### INSTRUCTIONS FOR THE TASK
Leaving out every picture, copy the lines of the data exactly, from the first through the line containing "const tipRate = rates[dates.indexOf(tooltipDate)];".

### GIVEN DATA
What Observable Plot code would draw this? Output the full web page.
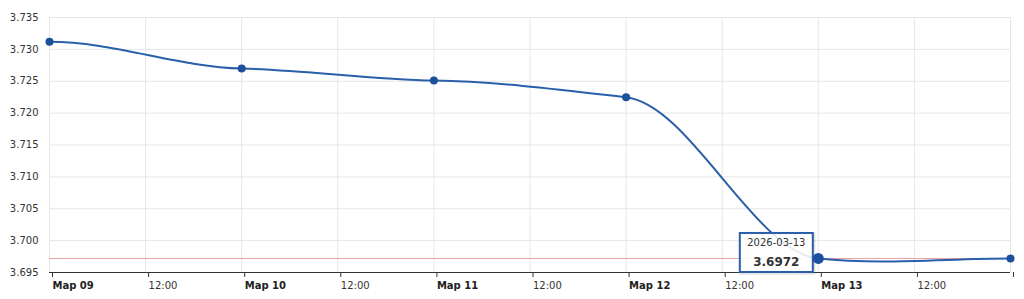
<!DOCTYPE html>
<html>
<head>
<meta charset="utf-8">
<script src="https://cdn.jsdelivr.net/npm/d3@7"></script>
<script src="https://cdn.jsdelivr.net/npm/@observablehq/plot@0.6"></script>
<style>
  html, body { margin: 0; padding: 0; background: #fff; }
  #chart { width: 1024px; height: 299px; overflow: hidden; }
</style>
</head>
<body>
<div id="chart"></div>
<script>
// ---- data ----
const dates = ["2026-03-09", "2026-03-10", "2026-03-11", "2026-03-12", "2026-03-13", "2026-03-14"];
const rates = [3.7312, 3.7270, 3.7251, 3.7225, 3.6972, 3.6972];
const yTicks = [3.695, 3.700, 3.705, 3.710, 3.715, 3.720, 3.725, 3.730, 3.735];
const dayTickLabels = ["Мар 09", "Мар 10", "Мар 11", "Мар 12", "Мар 13", ""];
const halfDayLabel = "12:00";
const referenceRate = 3.6972;
const tooltipDate = "2026-03-13";
const tooltipValue = "3.6972";

// ---- build ----
const parse = s => new Date(s + "T00:00:00Z");
const data = dates.map((d, i) => ({ date: parse(d), rate: rates[i] }));
const dayTicks = dates.map(parse);
const halfTicks = dates.slice(0, -1).map(d => new Date(parse(d).getTime() + 12 * 3600 * 1000));
const dayLabelMap = new Map(dayTicks.map((d, i) => [d.getTime(), dayTickLabels[i]]));
const allTicks = [...dayTicks, ...halfTicks];
const tipDate = parse(tooltipDate);
const tipRate = rates[dates.indexOf(tooltipDate)];

// Hermite spline with damped Catmull-Rom slopes, flat at the ends
function softSpline(context) {
  let pts = [];
  const damp = 0.25;
  return {
    lineStart() { pts = []; },
    lineEnd() {
      const n = pts.length;
      if (!n) return;
      const m = pts.map((p, i) => {
        if (i === 0 || i === n - 1) return 0;
        return damp * (pts[i + 1][1] - pts[i - 1][1]) / (pts[i + 1][0] - pts[i - 1][0]);
      });
      context.moveTo(pts[0][0], pts[0][1]);
      for (let i = 1; i < n; i++) {
        const [x0, y0] = pts[i - 1], [x1, y1] = pts[i];
        const h = (x1 - x0) / 3;
        context.bezierCurveTo(x0 + h, y0 + m[i - 1] * h, x1 - h, y1 - m[i] * h, x1, y1);
      }
    },
    point(x, y) { pts.push([+x, +y]); },
    areaStart() {}, areaEnd() {}
  };
}

function tooltipMark(index, scales) {
  const px = scales.x(tipDate), py = scales.y(tipRate);
  const w = 73, h = 39;
  const x0 = px - 5 - w, y0 = py - 25;
  const g = d3.create("svg:g");
  g.append("rect").attr("x", x0 + 1).attr("y", y0 + 1).attr("width", w).attr("height", h)
    .attr("fill", "none").attr("stroke", "rgba(0,0,0,0.12)").attr("stroke-width", 3);
  g.append("rect").attr("x", x0).attr("y", y0).attr("width", w).attr("height", h)
    .attr("fill", "rgba(255,255,255,0.88)").attr("stroke", "#2b5ea8").attr("stroke-width", 2);
  g.append("text").attr("x", x0 + w / 2).attr("y", y0 + 10).attr("dy", "0.35em")
    .attr("text-anchor", "middle").attr("fill", "#333").style("font-size", "10px")
    .text(tooltipDate);
  g.append("text").attr("x", x0 + w / 2).attr("y", y0 + 29).attr("dy", "0.35em")
    .attr("text-anchor", "middle").attr("fill", "#333").style("font-size", "12px")
    .style("font-weight", "bold").text(tooltipValue);
  return g.node();
}

const chart = Plot.plot({
  width: 1024,
  height: 299,
  marginLeft: 49,
  marginRight: 14,
  marginTop: 17,
  marginBottom: 27,
  style: { fontFamily: "'DejaVu Sans', Verdana, sans-serif", fontSize: "10px", color: "#333", background: "#fff" },
  x: { type: "utc", domain: [dayTicks[0], dayTicks[dayTicks.length - 1]] },
  y: { domain: [yTicks[0], yTicks[yTicks.length - 1]] },
  marks: [
    Plot.gridX(allTicks, { stroke: "#e6e6e6", strokeOpacity: 1 }),
    Plot.gridY(yTicks, { stroke: "#e6e6e6", strokeOpacity: 1 }),
    Plot.ruleY([referenceRate], { stroke: "#e9a3a3", strokeWidth: 1 }),
    Plot.ruleY([yTicks[0]], { stroke: "#333", strokeWidth: 1.2 }),
    Plot.axisY(yTicks, { tickSize: 0, tickPadding: 11, tickFormat: d3.format(".3f"), label: null, fill: "#333" }),
    Plot.axisX(dayTicks, { tickSize: 5, tickPadding: 4, textAnchor: "start", dx: 3, fontWeight: "bold",
      tickFormat: d => dayLabelMap.get(d.getTime()), label: null, stroke: "#333", fill: "#222" }),
    Plot.axisX(halfTicks, { tickSize: 5, tickPadding: 4, textAnchor: "start", dx: 3,
      tickFormat: () => halfDayLabel, label: null, stroke: "#333", fill: "#333" }),
    Plot.line(data, { x: "date", y: "rate", curve: softSpline, stroke: "#2a5fa9", strokeWidth: 2 }),
    Plot.dot(data, { x: "date", y: "rate", r: 4, fill: "#1c4f9e" }),
    tooltipMark,
    Plot.dot(data.filter(d => d.date.getTime() === tipDate.getTime()), { x: "date", y: "rate", r: 5.5, fill: "#1c4f9e" })
  ]
});
document.getElementById("chart").append(chart);
</script>
</body>
</html>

### PROBLEM SOLUTION
What Observable Plot code would draw this? Output the full web page.
<!DOCTYPE html>
<html>
<head>
<meta charset="utf-8">
<script src="https://cdn.jsdelivr.net/npm/d3@7"></script>
<script src="https://cdn.jsdelivr.net/npm/@observablehq/plot@0.6"></script>
<style>
  html, body { margin: 0; padding: 0; background: #fff; }
  #chart { width: 1024px; height: 299px; overflow: hidden; }
</style>
</head>
<body>
<div id="chart"></div>
<script>
// ---- data ----
const dates = ["2026-03-09", "2026-03-10", "2026-03-11", "2026-03-12", "2026-03-13", "2026-03-14"];
const rates = [3.7312, 3.7270, 3.7251, 3.7225, 3.6972, 3.6972];
const yTicks = [3.695, 3.700, 3.705, 3.710, 3.715, 3.720, 3.725, 3.730, 3.735];
const dayTickLabels = ["Мар 09", "Мар 10", "Мар 11", "Мар 12", "Мар 13", ""];
const halfDayLabel = "12:00";
const referenceRate = 3.6972;
const tooltipDate = "2026-03-13";
const tooltipValue = "3.6972";

// ---- build ----
const parse = s => new Date(s + "T00:00:00Z");
const data = dates.map((d, i) => ({ date: parse(d), rate: rates[i] }));
const dayTicks = dates.map(parse);
const halfTicks = dates.slice(0, -1).map(d => new Date(parse(d).getTime() + 12 * 3600 * 1000));
const dayLabelMap = new Map(dayTicks.map((d, i) => [d.getTime(), dayTickLabels[i]]));
const allTicks = [...dayTicks, ...halfTicks];
const tipDate = parse(tooltipDate);
const tipRate = rates[dates.indexOf(tooltipDate)];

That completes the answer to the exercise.